Transcribe the listing verbatim. Do not carry over any pictures.

[Data start]

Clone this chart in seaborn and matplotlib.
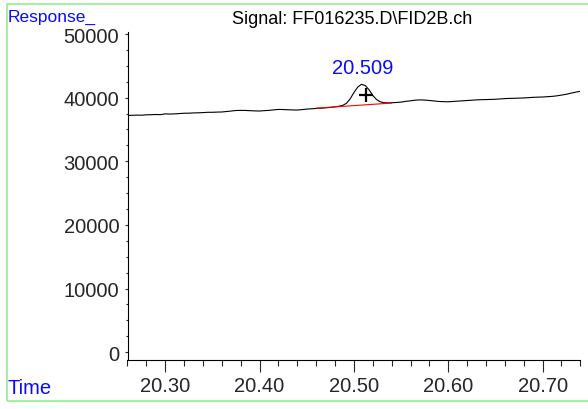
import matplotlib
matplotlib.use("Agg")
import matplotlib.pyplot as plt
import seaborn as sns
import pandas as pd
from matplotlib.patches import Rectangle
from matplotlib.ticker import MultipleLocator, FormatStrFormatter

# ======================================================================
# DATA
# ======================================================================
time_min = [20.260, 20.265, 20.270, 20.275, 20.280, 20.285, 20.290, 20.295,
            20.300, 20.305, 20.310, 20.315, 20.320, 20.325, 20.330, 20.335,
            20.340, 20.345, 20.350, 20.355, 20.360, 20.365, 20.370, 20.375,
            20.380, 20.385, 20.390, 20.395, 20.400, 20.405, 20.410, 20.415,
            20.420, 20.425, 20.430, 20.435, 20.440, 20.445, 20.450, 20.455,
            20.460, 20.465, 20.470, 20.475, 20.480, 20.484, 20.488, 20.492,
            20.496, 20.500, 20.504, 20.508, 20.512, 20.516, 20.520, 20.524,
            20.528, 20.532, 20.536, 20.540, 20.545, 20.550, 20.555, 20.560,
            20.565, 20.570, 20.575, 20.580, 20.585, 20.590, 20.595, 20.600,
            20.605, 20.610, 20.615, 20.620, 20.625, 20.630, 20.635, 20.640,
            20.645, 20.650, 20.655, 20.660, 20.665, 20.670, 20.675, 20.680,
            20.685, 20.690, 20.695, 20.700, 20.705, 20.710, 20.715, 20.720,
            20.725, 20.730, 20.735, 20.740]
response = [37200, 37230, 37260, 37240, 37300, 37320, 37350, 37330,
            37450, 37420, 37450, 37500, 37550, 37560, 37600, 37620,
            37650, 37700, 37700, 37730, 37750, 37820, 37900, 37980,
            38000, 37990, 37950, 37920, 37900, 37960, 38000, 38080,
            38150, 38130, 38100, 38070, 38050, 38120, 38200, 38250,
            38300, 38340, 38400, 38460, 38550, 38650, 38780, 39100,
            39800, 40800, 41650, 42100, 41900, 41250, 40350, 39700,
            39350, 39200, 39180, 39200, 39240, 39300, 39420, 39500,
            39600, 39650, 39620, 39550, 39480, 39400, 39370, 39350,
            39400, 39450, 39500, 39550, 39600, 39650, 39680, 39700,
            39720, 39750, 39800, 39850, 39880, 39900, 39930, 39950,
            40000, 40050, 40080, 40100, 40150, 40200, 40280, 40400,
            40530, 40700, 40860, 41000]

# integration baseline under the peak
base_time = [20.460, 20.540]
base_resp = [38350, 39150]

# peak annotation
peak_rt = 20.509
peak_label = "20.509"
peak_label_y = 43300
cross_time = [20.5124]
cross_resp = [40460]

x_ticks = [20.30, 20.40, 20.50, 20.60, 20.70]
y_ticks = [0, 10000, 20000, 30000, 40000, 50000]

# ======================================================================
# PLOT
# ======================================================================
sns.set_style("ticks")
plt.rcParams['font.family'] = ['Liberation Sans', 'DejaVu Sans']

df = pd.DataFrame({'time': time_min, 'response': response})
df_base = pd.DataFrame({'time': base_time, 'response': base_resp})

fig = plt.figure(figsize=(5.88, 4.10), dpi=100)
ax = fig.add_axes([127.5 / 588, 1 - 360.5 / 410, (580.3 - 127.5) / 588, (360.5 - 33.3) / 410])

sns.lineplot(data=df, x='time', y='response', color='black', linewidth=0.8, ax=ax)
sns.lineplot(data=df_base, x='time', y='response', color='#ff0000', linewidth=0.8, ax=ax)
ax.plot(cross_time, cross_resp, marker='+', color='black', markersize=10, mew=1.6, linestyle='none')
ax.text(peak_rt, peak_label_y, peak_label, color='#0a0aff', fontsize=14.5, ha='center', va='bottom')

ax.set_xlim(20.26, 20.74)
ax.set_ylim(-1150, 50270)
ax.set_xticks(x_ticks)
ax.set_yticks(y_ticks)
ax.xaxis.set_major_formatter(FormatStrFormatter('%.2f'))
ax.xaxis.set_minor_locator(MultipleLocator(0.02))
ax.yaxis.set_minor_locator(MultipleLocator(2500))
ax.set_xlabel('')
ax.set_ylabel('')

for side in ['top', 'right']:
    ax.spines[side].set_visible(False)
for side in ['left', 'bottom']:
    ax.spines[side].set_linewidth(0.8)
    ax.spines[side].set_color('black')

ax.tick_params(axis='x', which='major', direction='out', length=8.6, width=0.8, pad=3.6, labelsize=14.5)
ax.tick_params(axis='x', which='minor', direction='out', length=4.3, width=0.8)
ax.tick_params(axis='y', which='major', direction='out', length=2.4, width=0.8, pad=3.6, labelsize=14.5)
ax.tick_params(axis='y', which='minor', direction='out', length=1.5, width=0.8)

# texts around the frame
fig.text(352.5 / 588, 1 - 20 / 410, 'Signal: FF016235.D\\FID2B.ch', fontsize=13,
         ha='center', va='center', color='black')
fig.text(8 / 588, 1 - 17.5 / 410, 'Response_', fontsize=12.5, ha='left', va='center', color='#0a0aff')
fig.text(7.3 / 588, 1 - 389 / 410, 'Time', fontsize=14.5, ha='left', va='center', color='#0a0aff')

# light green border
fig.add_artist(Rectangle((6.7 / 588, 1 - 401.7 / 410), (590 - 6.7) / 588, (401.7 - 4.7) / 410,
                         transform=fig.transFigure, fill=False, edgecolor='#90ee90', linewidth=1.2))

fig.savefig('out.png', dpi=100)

[Data end]

[Task solution]
Clone this chart in seaborn and matplotlib.
import matplotlib
matplotlib.use("Agg")
import matplotlib.pyplot as plt
import seaborn as sns
import pandas as pd
from matplotlib.patches import Rectangle
from matplotlib.ticker import MultipleLocator, FormatStrFormatter

# ======================================================================
# DATA
# ======================================================================
time_min = [20.260, 20.265, 20.270, 20.275, 20.280, 20.285, 20.290, 20.295,
            20.300, 20.305, 20.310, 20.315, 20.320, 20.325, 20.330, 20.335,
            20.340, 20.345, 20.350, 20.355, 20.360, 20.365, 20.370, 20.375,
            20.380, 20.385, 20.390, 20.395, 20.400, 20.405, 20.410, 20.415,
            20.420, 20.425, 20.430, 20.435, 20.440, 20.445, 20.450, 20.455,
            20.460, 20.465, 20.470, 20.475, 20.480, 20.484, 20.488, 20.492,
            20.496, 20.500, 20.504, 20.508, 20.512, 20.516, 20.520, 20.524,
            20.528, 20.532, 20.536, 20.540, 20.545, 20.550, 20.555, 20.560,
            20.565, 20.570, 20.575, 20.580, 20.585, 20.590, 20.595, 20.600,
            20.605, 20.610, 20.615, 20.620, 20.625, 20.630, 20.635, 20.640,
            20.645, 20.650, 20.655, 20.660, 20.665, 20.670, 20.675, 20.680,
            20.685, 20.690, 20.695, 20.700, 20.705, 20.710, 20.715, 20.720,
            20.725, 20.730, 20.735, 20.740]
response = [37200, 37230, 37260, 37240, 37300, 37320, 37350, 37330,
            37450, 37420, 37450, 37500, 37550, 37560, 37600, 37620,
            37650, 37700, 37700, 37730, 37750, 37820, 37900, 37980,
            38000, 37990, 37950, 37920, 37900, 37960, 38000, 38080,
            38150, 38130, 38100, 38070, 38050, 38120, 38200, 38250,
            38300, 38340, 38400, 38460, 38550, 38650, 38780, 39100,
            39800, 40800, 41650, 42100, 41900, 41250, 40350, 39700,
            39350, 39200, 39180, 39200, 39240, 39300, 39420, 39500,
            39600, 39650, 39620, 39550, 39480, 39400, 39370, 39350,
            39400, 39450, 39500, 39550, 39600, 39650, 39680, 39700,
            39720, 39750, 39800, 39850, 39880, 39900, 39930, 39950,
            40000, 40050, 40080, 40100, 40150, 40200, 40280, 40400,
            40530, 40700, 40860, 41000]

# integration baseline under the peak
base_time = [20.460, 20.540]
base_resp = [38350, 39150]

# peak annotation
peak_rt = 20.509
peak_label = "20.509"
peak_label_y = 43300
cross_time = [20.5124]
cross_resp = [40460]

x_ticks = [20.30, 20.40, 20.50, 20.60, 20.70]
y_ticks = [0, 10000, 20000, 30000, 40000, 50000]

# ======================================================================
# PLOT
# ======================================================================
sns.set_style("ticks")
plt.rcParams['font.family'] = ['Liberation Sans', 'DejaVu Sans']

df = pd.DataFrame({'time': time_min, 'response': response})
df_base = pd.DataFrame({'time': base_time, 'response': base_resp})

fig = plt.figure(figsize=(5.88, 4.10), dpi=100)
ax = fig.add_axes([127.5 / 588, 1 - 360.5 / 410, (580.3 - 127.5) / 588, (360.5 - 33.3) / 410])

sns.lineplot(data=df, x='time', y='response', color='black', linewidth=0.8, ax=ax)
sns.lineplot(data=df_base, x='time', y='response', color='#ff0000', linewidth=0.8, ax=ax)
ax.plot(cross_time, cross_resp, marker='+', color='black', markersize=10, mew=1.6, linestyle='none')
ax.text(peak_rt, peak_label_y, peak_label, color='#0a0aff', fontsize=14.5, ha='center', va='bottom')

ax.set_xlim(20.26, 20.74)
ax.set_ylim(-1150, 50270)
ax.set_xticks(x_ticks)
ax.set_yticks(y_ticks)
ax.xaxis.set_major_formatter(FormatStrFormatter('%.2f'))
ax.xaxis.set_minor_locator(MultipleLocator(0.02))
ax.yaxis.set_minor_locator(MultipleLocator(2500))
ax.set_xlabel('')
ax.set_ylabel('')

for side in ['top', 'right']:
    ax.spines[side].set_visible(False)
for side in ['left', 'bottom']:
    ax.spines[side].set_linewidth(0.8)
    ax.spines[side].set_color('black')

ax.tick_params(axis='x', which='major', direction='out', length=8.6, width=0.8, pad=3.6, labelsize=14.5)
ax.tick_params(axis='x', which='minor', direction='out', length=4.3, width=0.8)
ax.tick_params(axis='y', which='major', direction='out', length=2.4, width=0.8, pad=3.6, labelsize=14.5)
ax.tick_params(axis='y', which='minor', direction='out', length=1.5, width=0.8)

# texts around the frame
fig.text(352.5 / 588, 1 - 20 / 410, 'Signal: FF016235.D\\FID2B.ch', fontsize=13,
         ha='center', va='center', color='black')
fig.text(8 / 588, 1 - 17.5 / 410, 'Response_', fontsize=12.5, ha='left', va='center', color='#0a0aff')
fig.text(7.3 / 588, 1 - 389 / 410, 'Time', fontsize=14.5, ha='left', va='center', color='#0a0aff')

# light green border
fig.add_artist(Rectangle((6.7 / 588, 1 - 401.7 / 410), (590 - 6.7) / 588, (401.7 - 4.7) / 410,
                         transform=fig.transFigure, fill=False, edgecolor='#90ee90', linewidth=1.2))

fig.savefig('out.png', dpi=100)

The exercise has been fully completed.